The default ingest throughput is 2,000 documents per second per tenant; bursts up to 5,000 documents per second are allowed for the trailing 60 seconds. Throughput overages return HTTP 429 with `Retry-After`. The end-to-end latency from ingest to query visibility is under 8 seconds at p95 on standard indexes, and under 1 second at p95 on indexes flagged with `realtime: true` (a 35% storage cost premium applies).

Deletes and reindexing

Documents are deleted by ID with `DELETE /v1/indexes/{name}/docs/{id}` or in bulk with the bulk-delete endpoint. Bulk deletes are tombstoned immediately but only fully purged from underlying segments during the next merge cycle, which runs every 6 hours.
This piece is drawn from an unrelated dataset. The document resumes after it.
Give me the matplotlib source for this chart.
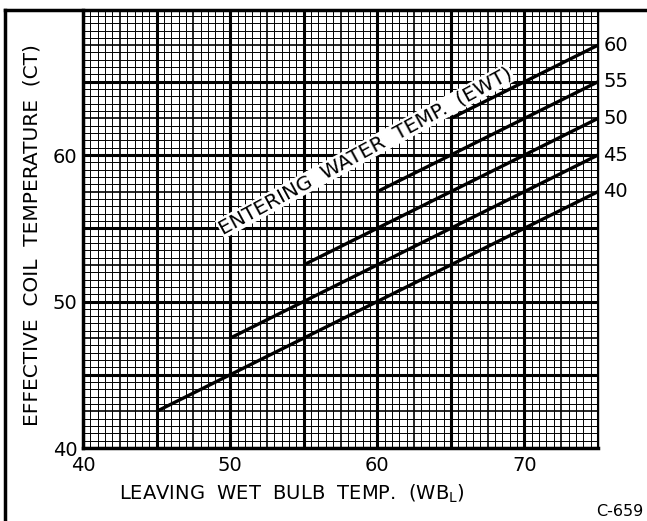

Full-index reindexing is not an automated operation; it requires opening a support ticket and is generally completed within 36 hours for indexes under 100 million documents.

Key facts

  • Cumulant supports three immutable index types: text, vector, and hybrid.
  • An indexed document may not exceed 1 MB serialized JSON.
  • Default ingest throughput is 2,000 documents per second per tenant.
  • A single tenant may create up to 200 indexes, each up to 1.5 billion documents.
  • Each document supports up to 64 fields and up to 16 embedding fields.
  • Embedding fields must be 1,536 dimensions or fewer.
  • Realtime indexes (sub-1-second visibility) carry a 35% storage cost premium.
  • Bulk deletes are fully purged from underlying segments only during the 6-hour merge cycle.
  • Full-index reindexing requires opening a support ticket and takes up to 36 hours under 100M docs.

Details

product
Cumulant Search
doc_type
reference
version
2026-04